--- TASK DIRECTIONS ---
Retype, exactly as they stand, the lines from the start of the data to the line that contains "0.17, 0.39, 0.42];", both ends included. Leave the pictures out.

--- DATASET EXTRACT ---
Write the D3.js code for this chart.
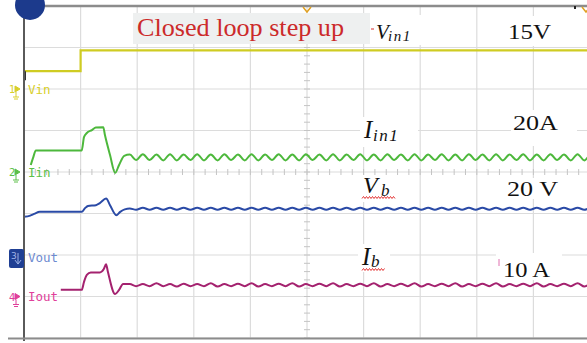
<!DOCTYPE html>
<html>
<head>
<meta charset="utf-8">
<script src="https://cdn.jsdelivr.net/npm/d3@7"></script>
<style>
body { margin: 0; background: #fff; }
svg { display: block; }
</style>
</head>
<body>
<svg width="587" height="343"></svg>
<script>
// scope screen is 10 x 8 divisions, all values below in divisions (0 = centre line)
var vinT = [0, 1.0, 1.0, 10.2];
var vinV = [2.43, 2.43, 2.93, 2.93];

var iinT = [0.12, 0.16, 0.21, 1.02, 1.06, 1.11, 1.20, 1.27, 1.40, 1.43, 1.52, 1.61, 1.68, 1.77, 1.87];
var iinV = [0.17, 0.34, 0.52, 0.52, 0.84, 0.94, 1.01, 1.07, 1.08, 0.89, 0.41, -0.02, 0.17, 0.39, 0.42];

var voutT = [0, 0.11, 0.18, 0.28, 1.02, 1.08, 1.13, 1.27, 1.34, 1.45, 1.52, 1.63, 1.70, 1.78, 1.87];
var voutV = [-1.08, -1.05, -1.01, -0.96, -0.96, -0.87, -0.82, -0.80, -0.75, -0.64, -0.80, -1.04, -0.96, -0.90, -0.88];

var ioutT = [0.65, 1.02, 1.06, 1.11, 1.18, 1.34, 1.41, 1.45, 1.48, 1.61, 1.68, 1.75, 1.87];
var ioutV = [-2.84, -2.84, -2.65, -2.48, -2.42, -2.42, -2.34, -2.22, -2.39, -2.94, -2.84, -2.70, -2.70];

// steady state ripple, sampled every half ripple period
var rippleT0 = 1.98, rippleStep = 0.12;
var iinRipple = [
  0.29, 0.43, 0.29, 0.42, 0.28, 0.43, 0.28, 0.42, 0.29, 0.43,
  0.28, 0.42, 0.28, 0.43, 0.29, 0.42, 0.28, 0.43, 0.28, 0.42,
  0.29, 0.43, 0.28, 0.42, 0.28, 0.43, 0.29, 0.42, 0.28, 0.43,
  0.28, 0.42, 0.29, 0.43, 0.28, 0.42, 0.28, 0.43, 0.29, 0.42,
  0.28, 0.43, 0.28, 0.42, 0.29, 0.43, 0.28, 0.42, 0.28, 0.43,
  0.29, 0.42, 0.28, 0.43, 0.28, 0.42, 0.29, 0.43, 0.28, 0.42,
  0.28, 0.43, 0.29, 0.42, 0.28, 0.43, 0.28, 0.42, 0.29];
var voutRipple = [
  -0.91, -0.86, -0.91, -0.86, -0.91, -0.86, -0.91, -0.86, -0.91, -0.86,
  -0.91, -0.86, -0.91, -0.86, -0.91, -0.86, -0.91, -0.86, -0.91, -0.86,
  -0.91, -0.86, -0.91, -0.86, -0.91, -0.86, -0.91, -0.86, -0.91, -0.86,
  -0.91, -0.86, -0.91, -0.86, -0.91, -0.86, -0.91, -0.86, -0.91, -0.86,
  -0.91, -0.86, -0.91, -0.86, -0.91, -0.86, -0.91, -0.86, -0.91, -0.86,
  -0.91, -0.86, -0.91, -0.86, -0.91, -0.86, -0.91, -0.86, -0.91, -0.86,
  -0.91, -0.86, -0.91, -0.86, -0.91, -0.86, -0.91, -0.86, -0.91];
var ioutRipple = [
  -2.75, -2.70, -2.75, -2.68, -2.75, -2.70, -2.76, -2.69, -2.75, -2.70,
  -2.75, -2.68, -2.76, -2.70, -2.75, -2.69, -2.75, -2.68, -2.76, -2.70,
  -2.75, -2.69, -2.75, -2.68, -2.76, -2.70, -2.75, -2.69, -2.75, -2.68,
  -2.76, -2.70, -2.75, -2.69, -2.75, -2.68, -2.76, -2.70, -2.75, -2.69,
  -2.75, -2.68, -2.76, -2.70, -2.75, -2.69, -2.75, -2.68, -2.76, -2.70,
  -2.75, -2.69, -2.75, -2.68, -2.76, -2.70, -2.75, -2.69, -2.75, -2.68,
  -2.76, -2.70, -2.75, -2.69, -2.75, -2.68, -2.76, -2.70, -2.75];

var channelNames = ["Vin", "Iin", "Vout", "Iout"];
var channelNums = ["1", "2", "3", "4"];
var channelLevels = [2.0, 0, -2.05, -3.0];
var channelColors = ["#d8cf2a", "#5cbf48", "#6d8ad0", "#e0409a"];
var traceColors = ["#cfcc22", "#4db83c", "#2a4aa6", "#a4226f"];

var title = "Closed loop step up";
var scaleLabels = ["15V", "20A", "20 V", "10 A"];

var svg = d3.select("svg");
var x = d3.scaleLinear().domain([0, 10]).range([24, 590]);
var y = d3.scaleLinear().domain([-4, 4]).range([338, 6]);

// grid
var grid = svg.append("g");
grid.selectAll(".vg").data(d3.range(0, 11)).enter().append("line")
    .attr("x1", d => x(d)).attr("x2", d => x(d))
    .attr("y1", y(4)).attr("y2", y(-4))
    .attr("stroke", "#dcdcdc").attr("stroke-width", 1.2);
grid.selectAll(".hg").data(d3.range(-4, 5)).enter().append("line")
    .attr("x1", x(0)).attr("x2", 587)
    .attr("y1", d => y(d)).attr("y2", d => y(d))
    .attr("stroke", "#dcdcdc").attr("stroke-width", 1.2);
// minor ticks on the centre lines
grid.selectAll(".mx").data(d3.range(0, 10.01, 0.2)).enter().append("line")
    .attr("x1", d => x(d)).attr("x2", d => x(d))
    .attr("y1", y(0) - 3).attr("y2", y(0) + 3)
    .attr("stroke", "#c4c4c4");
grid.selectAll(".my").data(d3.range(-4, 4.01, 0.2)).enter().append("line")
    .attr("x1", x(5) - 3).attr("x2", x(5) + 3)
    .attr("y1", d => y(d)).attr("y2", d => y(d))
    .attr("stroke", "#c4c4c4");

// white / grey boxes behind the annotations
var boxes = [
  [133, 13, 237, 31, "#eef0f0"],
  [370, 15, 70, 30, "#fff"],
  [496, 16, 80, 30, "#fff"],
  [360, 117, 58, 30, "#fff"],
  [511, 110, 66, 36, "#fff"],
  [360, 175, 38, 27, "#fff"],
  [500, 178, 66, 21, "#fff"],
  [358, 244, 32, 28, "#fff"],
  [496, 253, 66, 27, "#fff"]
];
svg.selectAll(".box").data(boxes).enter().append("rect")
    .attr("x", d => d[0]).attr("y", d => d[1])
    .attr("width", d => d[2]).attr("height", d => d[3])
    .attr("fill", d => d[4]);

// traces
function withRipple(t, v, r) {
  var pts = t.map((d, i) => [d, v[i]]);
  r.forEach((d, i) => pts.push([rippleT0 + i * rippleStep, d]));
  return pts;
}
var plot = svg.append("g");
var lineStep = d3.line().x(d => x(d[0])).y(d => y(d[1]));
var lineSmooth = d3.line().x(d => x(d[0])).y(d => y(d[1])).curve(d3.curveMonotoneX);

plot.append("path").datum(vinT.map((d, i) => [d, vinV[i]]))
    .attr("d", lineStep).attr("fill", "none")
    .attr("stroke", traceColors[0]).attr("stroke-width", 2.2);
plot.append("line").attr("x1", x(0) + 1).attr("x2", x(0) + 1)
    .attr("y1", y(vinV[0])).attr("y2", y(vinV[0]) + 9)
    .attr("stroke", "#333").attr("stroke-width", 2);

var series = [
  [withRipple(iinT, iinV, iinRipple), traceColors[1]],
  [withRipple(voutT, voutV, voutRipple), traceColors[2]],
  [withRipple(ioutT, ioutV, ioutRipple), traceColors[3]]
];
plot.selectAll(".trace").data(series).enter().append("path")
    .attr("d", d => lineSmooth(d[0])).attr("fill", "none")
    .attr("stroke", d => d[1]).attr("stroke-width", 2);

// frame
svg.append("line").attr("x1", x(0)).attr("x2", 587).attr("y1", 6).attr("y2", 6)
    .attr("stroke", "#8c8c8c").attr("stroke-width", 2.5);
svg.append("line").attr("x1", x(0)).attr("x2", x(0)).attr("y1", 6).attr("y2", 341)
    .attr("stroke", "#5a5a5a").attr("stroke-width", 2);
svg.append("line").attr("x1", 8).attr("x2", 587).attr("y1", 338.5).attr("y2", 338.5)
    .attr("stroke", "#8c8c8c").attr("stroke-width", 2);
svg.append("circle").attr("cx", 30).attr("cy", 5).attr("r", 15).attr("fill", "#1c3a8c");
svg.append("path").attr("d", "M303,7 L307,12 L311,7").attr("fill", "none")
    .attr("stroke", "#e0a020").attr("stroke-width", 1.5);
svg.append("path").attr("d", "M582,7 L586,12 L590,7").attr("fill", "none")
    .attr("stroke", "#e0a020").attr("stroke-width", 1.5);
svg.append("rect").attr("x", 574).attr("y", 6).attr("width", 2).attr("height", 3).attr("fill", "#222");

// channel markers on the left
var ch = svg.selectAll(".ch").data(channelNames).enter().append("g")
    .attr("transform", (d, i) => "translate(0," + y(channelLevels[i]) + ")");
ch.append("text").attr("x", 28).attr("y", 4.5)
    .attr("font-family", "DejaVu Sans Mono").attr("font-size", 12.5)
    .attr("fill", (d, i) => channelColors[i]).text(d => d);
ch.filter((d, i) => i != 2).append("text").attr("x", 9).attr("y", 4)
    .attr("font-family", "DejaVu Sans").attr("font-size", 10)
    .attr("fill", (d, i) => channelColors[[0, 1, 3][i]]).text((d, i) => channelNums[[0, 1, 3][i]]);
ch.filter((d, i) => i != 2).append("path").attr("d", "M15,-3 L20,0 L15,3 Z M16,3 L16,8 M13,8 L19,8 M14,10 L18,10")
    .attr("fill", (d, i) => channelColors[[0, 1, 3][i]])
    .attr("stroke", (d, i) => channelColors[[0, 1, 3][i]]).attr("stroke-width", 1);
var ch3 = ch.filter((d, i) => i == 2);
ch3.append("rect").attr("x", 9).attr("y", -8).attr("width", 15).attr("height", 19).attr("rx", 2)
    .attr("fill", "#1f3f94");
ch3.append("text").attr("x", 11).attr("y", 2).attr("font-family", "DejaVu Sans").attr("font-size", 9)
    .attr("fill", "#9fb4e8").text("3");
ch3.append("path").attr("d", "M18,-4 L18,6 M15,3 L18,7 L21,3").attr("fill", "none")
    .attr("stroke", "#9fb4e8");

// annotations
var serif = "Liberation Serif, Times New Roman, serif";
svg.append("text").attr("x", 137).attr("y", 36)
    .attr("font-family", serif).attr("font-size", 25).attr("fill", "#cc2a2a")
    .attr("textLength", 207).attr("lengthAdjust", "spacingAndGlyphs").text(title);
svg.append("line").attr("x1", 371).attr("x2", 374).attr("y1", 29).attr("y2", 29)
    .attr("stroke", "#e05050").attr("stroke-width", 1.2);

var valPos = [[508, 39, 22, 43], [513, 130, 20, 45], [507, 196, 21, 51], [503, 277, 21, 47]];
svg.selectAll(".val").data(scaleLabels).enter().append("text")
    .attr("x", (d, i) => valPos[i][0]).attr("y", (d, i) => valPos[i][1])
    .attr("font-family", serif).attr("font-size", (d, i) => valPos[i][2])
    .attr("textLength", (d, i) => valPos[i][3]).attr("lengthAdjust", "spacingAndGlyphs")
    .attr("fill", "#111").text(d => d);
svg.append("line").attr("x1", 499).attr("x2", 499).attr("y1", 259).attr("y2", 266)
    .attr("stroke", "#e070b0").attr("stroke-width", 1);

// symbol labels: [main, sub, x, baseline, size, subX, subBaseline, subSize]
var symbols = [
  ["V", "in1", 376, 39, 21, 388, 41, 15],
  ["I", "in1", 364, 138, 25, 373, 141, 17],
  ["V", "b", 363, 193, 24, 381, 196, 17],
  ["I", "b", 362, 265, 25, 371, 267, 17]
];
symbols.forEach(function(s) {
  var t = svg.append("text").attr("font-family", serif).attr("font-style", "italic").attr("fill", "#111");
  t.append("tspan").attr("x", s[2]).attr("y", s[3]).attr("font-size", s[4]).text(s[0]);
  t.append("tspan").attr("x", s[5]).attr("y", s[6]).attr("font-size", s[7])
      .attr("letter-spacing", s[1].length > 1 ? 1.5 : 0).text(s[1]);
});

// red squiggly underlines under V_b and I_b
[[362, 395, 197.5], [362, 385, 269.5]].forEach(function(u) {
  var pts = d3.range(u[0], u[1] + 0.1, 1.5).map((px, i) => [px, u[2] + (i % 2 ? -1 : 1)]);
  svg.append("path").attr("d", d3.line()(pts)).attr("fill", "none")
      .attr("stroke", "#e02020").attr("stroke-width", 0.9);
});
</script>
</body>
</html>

--- RESPONSE BELOW ---
Write the D3.js code for this chart.
<!DOCTYPE html>
<html>
<head>
<meta charset="utf-8">
<script src="https://cdn.jsdelivr.net/npm/d3@7"></script>
<style>
body { margin: 0; background: #fff; }
svg { display: block; }
</style>
</head>
<body>
<svg width="587" height="343"></svg>
<script>
// scope screen is 10 x 8 divisions, all values below in divisions (0 = centre line)
var vinT = [0, 1.0, 1.0, 10.2];
var vinV = [2.43, 2.43, 2.93, 2.93];

var iinT = [0.12, 0.16, 0.21, 1.02, 1.06, 1.11, 1.20, 1.27, 1.40, 1.43, 1.52, 1.61, 1.68, 1.77, 1.87];
var iinV = [0.17, 0.34, 0.52, 0.52, 0.84, 0.94, 1.01, 1.07, 1.08, 0.89, 0.41, -0.02, 0.17, 0.39, 0.42];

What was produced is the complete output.